UCDCS at COLIEE 2026: A Multi-Stage Framework for Legal Case Retrieval via Structural Abstraction and Specialised LLMs
Yuchen Zhang and David Lillis
In Proceedings of the Workshop on the Thirteenth International Competition on Legal Information Extraction and Entailment (COLIEE 2026), 2026.
Abstract
Automated legal case retrieval is a critical yet challenging task due to the extreme length of judicial documents and the complexity of judicial reasoning. In this paper, we present our multi-stage framework for the COLIEE 2026 Task 1 (Legal Case Retrieval).

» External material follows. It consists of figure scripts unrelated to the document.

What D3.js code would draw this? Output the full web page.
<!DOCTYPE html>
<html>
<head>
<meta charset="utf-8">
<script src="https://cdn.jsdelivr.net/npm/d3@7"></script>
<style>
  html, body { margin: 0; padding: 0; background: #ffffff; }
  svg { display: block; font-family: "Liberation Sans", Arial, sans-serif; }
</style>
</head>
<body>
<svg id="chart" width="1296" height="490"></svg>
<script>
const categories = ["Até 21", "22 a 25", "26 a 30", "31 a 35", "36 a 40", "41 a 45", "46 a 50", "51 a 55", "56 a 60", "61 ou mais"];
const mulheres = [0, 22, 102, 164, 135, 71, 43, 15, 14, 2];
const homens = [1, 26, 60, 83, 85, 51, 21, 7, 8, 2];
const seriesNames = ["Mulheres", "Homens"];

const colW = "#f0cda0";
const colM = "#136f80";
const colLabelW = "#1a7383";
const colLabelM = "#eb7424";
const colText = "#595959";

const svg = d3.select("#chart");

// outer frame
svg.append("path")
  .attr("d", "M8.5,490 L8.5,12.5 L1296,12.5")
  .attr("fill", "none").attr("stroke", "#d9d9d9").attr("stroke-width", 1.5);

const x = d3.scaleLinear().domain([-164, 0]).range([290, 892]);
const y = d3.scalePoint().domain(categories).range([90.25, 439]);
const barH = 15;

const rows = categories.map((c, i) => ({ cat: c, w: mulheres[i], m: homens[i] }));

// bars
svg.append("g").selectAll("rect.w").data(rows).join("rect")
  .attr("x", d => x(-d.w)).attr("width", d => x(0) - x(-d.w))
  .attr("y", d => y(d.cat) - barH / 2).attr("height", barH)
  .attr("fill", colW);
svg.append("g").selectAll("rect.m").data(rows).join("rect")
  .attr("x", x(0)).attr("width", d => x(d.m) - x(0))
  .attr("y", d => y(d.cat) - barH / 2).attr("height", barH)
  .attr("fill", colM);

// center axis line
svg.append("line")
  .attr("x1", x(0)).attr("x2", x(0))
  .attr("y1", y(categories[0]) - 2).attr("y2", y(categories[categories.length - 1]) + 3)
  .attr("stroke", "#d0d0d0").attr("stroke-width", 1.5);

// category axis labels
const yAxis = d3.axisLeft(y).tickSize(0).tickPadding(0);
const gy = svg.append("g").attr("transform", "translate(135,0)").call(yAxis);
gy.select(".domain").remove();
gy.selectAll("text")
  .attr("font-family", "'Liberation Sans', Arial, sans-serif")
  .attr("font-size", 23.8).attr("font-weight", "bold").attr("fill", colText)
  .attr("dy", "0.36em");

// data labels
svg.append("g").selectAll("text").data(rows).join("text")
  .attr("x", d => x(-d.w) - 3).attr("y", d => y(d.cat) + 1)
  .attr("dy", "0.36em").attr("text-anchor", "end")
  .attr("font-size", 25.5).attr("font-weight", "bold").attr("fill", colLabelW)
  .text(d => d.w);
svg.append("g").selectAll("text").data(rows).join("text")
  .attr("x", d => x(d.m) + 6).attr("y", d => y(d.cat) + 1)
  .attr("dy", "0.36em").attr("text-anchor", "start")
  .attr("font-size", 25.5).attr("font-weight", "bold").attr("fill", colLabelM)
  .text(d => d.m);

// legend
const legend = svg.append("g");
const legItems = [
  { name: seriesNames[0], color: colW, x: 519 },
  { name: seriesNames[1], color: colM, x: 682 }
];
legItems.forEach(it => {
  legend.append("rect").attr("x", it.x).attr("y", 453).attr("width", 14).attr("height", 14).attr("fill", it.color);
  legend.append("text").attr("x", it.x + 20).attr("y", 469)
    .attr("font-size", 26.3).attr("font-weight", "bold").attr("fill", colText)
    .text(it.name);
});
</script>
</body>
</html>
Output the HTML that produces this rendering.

To address the challenges of long-form legal texts, we first employ a structural abstraction strategy that distills cases into key factual and logical components. Our retrieval pipeline utilises a hybrid strategy combining BM25 with BGE-M3 dense embeddings, establishing a high-recall foundation ({$\approx$}0.85). For the subsequent re-ranking stage, we move beyond general-purpose semantic matching by leveraging fine-tuned MonoT5 models and SaulLM-7B, a specialised legal large language model. This transition allows the system to prioritise logic over surface-level topical similarity. Among the three runs we submitted, the best performance achieved by the proposed framework reached a final precision of 0.2480 and an F1-score of 0.2645 on the evaluation set, improving upon the retrieval-only baselines. These results indicate that combining hybrid retrieval with domain-adapted re-ranking is a promising approach.